Job - Return each line of the data below exactly, omitting any pictures.

Stored data -
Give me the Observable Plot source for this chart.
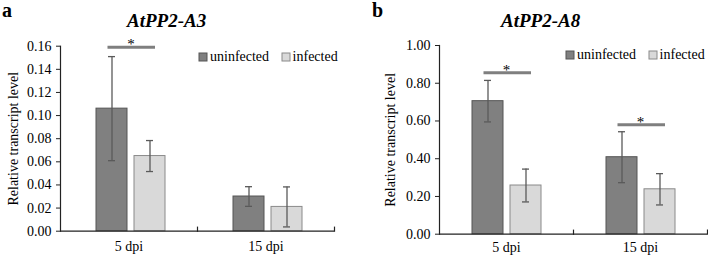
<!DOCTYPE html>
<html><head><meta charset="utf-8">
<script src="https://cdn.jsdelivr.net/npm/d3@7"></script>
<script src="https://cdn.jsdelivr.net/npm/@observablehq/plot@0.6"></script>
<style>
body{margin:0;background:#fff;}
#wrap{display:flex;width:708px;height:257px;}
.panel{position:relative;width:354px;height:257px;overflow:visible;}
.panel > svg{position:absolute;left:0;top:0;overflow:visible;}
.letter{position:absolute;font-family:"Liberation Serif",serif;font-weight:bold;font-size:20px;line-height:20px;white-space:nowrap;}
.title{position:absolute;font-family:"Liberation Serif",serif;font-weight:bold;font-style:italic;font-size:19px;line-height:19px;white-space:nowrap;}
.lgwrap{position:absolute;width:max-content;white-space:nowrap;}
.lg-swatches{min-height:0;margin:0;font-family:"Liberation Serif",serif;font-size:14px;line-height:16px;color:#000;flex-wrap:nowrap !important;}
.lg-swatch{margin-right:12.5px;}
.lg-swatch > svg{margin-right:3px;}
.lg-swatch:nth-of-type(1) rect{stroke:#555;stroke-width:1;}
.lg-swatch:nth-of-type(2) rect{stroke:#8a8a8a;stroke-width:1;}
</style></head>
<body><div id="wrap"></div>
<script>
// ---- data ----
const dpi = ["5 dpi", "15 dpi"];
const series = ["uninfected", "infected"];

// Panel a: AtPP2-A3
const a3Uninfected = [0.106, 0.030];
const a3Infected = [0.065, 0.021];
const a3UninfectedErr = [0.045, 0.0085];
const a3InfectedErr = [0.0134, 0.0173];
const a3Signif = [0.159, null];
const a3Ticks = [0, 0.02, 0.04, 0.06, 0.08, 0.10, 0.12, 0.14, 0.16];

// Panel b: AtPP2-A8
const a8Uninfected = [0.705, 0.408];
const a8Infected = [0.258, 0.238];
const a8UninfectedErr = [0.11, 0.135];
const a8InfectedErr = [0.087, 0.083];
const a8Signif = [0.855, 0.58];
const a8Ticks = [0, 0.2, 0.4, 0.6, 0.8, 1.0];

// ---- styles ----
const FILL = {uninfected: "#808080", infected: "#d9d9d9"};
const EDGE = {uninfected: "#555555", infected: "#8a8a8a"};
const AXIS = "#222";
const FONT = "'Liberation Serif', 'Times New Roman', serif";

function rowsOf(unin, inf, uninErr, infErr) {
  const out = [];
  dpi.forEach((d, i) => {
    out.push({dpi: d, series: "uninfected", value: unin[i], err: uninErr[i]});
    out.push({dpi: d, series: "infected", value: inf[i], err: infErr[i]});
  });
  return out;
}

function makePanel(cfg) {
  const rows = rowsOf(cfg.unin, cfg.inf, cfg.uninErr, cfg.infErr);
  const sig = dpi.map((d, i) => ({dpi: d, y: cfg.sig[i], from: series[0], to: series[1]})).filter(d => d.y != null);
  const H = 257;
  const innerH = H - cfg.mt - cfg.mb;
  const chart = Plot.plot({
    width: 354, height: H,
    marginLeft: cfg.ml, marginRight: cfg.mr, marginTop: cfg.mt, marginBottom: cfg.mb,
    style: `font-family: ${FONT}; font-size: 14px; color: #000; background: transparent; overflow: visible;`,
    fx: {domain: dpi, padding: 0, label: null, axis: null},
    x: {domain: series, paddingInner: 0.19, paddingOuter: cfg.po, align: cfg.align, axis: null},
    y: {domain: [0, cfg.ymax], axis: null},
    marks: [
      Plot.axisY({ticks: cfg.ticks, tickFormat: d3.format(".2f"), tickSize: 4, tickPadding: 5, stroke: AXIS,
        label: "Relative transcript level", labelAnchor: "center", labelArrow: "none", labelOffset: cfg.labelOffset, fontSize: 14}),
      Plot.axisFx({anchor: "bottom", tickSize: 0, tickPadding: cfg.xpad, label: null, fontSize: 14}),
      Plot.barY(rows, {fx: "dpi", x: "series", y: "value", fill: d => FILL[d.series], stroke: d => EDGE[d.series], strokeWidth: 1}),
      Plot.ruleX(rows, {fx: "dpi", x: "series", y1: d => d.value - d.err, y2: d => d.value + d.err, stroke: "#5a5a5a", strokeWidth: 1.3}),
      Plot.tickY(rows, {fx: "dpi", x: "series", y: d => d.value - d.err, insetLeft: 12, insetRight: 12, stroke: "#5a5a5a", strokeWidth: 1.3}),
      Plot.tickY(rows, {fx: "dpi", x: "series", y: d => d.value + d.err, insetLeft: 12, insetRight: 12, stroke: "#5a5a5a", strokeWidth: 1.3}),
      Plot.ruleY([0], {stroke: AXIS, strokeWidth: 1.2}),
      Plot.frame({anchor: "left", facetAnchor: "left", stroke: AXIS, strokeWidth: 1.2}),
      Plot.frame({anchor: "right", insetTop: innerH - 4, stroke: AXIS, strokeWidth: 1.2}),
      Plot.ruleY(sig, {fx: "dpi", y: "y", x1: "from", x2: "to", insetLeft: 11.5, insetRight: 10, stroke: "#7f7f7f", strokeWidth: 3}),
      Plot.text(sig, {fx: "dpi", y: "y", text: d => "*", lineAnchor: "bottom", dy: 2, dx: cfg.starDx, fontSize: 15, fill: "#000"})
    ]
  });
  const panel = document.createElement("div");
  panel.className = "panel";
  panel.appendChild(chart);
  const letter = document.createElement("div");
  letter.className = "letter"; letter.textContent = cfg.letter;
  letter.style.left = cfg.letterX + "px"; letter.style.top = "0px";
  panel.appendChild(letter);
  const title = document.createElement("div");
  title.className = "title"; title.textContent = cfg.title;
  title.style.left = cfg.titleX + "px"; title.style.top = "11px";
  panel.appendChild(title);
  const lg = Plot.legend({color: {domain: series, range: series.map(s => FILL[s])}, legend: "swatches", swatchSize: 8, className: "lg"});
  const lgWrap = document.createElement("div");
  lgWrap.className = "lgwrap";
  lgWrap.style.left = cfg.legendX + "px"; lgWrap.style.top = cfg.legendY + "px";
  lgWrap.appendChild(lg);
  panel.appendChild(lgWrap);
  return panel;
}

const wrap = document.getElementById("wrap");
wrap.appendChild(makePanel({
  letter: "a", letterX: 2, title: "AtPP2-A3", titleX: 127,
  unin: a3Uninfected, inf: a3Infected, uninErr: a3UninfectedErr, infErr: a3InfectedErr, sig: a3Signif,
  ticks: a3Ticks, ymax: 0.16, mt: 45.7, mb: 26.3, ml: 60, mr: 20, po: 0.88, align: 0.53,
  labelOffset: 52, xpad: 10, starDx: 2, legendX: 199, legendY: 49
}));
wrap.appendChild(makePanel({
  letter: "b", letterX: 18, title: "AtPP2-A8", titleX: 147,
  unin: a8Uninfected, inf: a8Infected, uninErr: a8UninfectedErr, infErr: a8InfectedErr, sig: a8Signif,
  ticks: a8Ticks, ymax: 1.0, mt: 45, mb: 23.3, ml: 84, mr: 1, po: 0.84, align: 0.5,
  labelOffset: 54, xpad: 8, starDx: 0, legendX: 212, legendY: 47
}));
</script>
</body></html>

Solution for this exercise -
Give me the Observable Plot source for this chart.
<!DOCTYPE html>
<html><head><meta charset="utf-8">
<script src="https://cdn.jsdelivr.net/npm/d3@7"></script>
<script src="https://cdn.jsdelivr.net/npm/@observablehq/plot@0.6"></script>
<style>
body{margin:0;background:#fff;}
#wrap{display:flex;width:708px;height:257px;}
.panel{position:relative;width:354px;height:257px;overflow:visible;}
.panel > svg{position:absolute;left:0;top:0;overflow:visible;}
.letter{position:absolute;font-family:"Liberation Serif",serif;font-weight:bold;font-size:20px;line-height:20px;white-space:nowrap;}
.title{position:absolute;font-family:"Liberation Serif",serif;font-weight:bold;font-style:italic;font-size:19px;line-height:19px;white-space:nowrap;}
.lgwrap{position:absolute;width:max-content;white-space:nowrap;}
.lg-swatches{min-height:0;margin:0;font-family:"Liberation Serif",serif;font-size:14px;line-height:16px;color:#000;flex-wrap:nowrap !important;}
.lg-swatch{margin-right:12.5px;}
.lg-swatch > svg{margin-right:3px;}
.lg-swatch:nth-of-type(1) rect{stroke:#555;stroke-width:1;}
.lg-swatch:nth-of-type(2) rect{stroke:#8a8a8a;stroke-width:1;}
</style></head>
<body><div id="wrap"></div>
<script>
// ---- data ----
const dpi = ["5 dpi", "15 dpi"];
const series = ["uninfected", "infected"];

// Panel a: AtPP2-A3
const a3Uninfected = [0.106, 0.030];
const a3Infected = [0.065, 0.021];
const a3UninfectedErr = [0.045, 0.0085];
const a3InfectedErr = [0.0134, 0.0173];
const a3Signif = [0.159, null];
const a3Ticks = [0, 0.02, 0.04, 0.06, 0.08, 0.10, 0.12, 0.14, 0.16];

// Panel b: AtPP2-A8
const a8Uninfected = [0.705, 0.408];
const a8Infected = [0.258, 0.238];
const a8UninfectedErr = [0.11, 0.135];
const a8InfectedErr = [0.087, 0.083];
const a8Signif = [0.855, 0.58];
const a8Ticks = [0, 0.2, 0.4, 0.6, 0.8, 1.0];

// ---- styles ----
const FILL = {uninfected: "#808080", infected: "#d9d9d9"};
const EDGE = {uninfected: "#555555", infected: "#8a8a8a"};
const AXIS = "#222";
const FONT = "'Liberation Serif', 'Times New Roman', serif";

function rowsOf(unin, inf, uninErr, infErr) {
  const out = [];
  dpi.forEach((d, i) => {
    out.push({dpi: d, series: "uninfected", value: unin[i], err: uninErr[i]});
    out.push({dpi: d, series: "infected", value: inf[i], err: infErr[i]});
  });
  return out;
}

function makePanel(cfg) {
  const rows = rowsOf(cfg.unin, cfg.inf, cfg.uninErr, cfg.infErr);
  const sig = dpi.map((d, i) => ({dpi: d, y: cfg.sig[i], from: series[0], to: series[1]})).filter(d => d.y != null);
  const H = 257;
  const innerH = H - cfg.mt - cfg.mb;
  const chart = Plot.plot({
    width: 354, height: H,
    marginLeft: cfg.ml, marginRight: cfg.mr, marginTop: cfg.mt, marginBottom: cfg.mb,
    style: `font-family: ${FONT}; font-size: 14px; color: #000; background: transparent; overflow: visible;`,
    fx: {domain: dpi, padding: 0, label: null, axis: null},
    x: {domain: series, paddingInner: 0.19, paddingOuter: cfg.po, align: cfg.align, axis: null},
    y: {domain: [0, cfg.ymax], axis: null},
    marks: [
      Plot.axisY({ticks: cfg.ticks, tickFormat: d3.format(".2f"), tickSize: 4, tickPadding: 5, stroke: AXIS,
        label: "Relative transcript level", labelAnchor: "center", labelArrow: "none", labelOffset: cfg.labelOffset, fontSize: 14}),
      Plot.axisFx({anchor: "bottom", tickSize: 0, tickPadding: cfg.xpad, label: null, fontSize: 14}),
      Plot.barY(rows, {fx: "dpi", x: "series", y: "value", fill: d => FILL[d.series], stroke: d => EDGE[d.series], strokeWidth: 1}),
      Plot.ruleX(rows, {fx: "dpi", x: "series", y1: d => d.value - d.err, y2: d => d.value + d.err, stroke: "#5a5a5a", strokeWidth: 1.3}),
      Plot.tickY(rows, {fx: "dpi", x: "series", y: d => d.value - d.err, insetLeft: 12, insetRight: 12, stroke: "#5a5a5a", strokeWidth: 1.3}),
      Plot.tickY(rows, {fx: "dpi", x: "series", y: d => d.value + d.err, insetLeft: 12, insetRight: 12, stroke: "#5a5a5a", strokeWidth: 1.3}),
      Plot.ruleY([0], {stroke: AXIS, strokeWidth: 1.2}),
      Plot.frame({anchor: "left", facetAnchor: "left", stroke: AXIS, strokeWidth: 1.2}),
      Plot.frame({anchor: "right", insetTop: innerH - 4, stroke: AXIS, strokeWidth: 1.2}),
      Plot.ruleY(sig, {fx: "dpi", y: "y", x1: "from", x2: "to", insetLeft: 11.5, insetRight: 10, stroke: "#7f7f7f", strokeWidth: 3}),
      Plot.text(sig, {fx: "dpi", y: "y", text: d => "*", lineAnchor: "bottom", dy: 2, dx: cfg.starDx, fontSize: 15, fill: "#000"})
    ]
  });
  const panel = document.createElement("div");
  panel.className = "panel";
  panel.appendChild(chart);
  const letter = document.createElement("div");
  letter.className = "letter"; letter.textContent = cfg.letter;
  letter.style.left = cfg.letterX + "px"; letter.style.top = "0px";
  panel.appendChild(letter);
  const title = document.createElement("div");
  title.className = "title"; title.textContent = cfg.title;
  title.style.left = cfg.titleX + "px"; title.style.top = "11px";
  panel.appendChild(title);
  const lg = Plot.legend({color: {domain: series, range: series.map(s => FILL[s])}, legend: "swatches", swatchSize: 8, className: "lg"});
  const lgWrap = document.createElement("div");
  lgWrap.className = "lgwrap";
  lgWrap.style.left = cfg.legendX + "px"; lgWrap.style.top = cfg.legendY + "px";
  lgWrap.appendChild(lg);
  panel.appendChild(lgWrap);
  return panel;
}

const wrap = document.getElementById("wrap");
wrap.appendChild(makePanel({
  letter: "a", letterX: 2, title: "AtPP2-A3", titleX: 127,
  unin: a3Uninfected, inf: a3Infected, uninErr: a3UninfectedErr, infErr: a3InfectedErr, sig: a3Signif,
  ticks: a3Ticks, ymax: 0.16, mt: 45.7, mb: 26.3, ml: 60, mr: 20, po: 0.88, align: 0.53,
  labelOffset: 52, xpad: 10, starDx: 2, legendX: 199, legendY: 49
}));
wrap.appendChild(makePanel({
  letter: "b", letterX: 18, title: "AtPP2-A8", titleX: 147,
  unin: a8Uninfected, inf: a8Infected, uninErr: a8UninfectedErr, infErr: a8InfectedErr, sig: a8Signif,
  ticks: a8Ticks, ymax: 1.0, mt: 45, mb: 23.3, ml: 84, mr: 1, po: 0.84, align: 0.5,
  labelOffset: 54, xpad: 8, starDx: 0, legendX: 212, legendY: 47
}));
</script>
</body></html>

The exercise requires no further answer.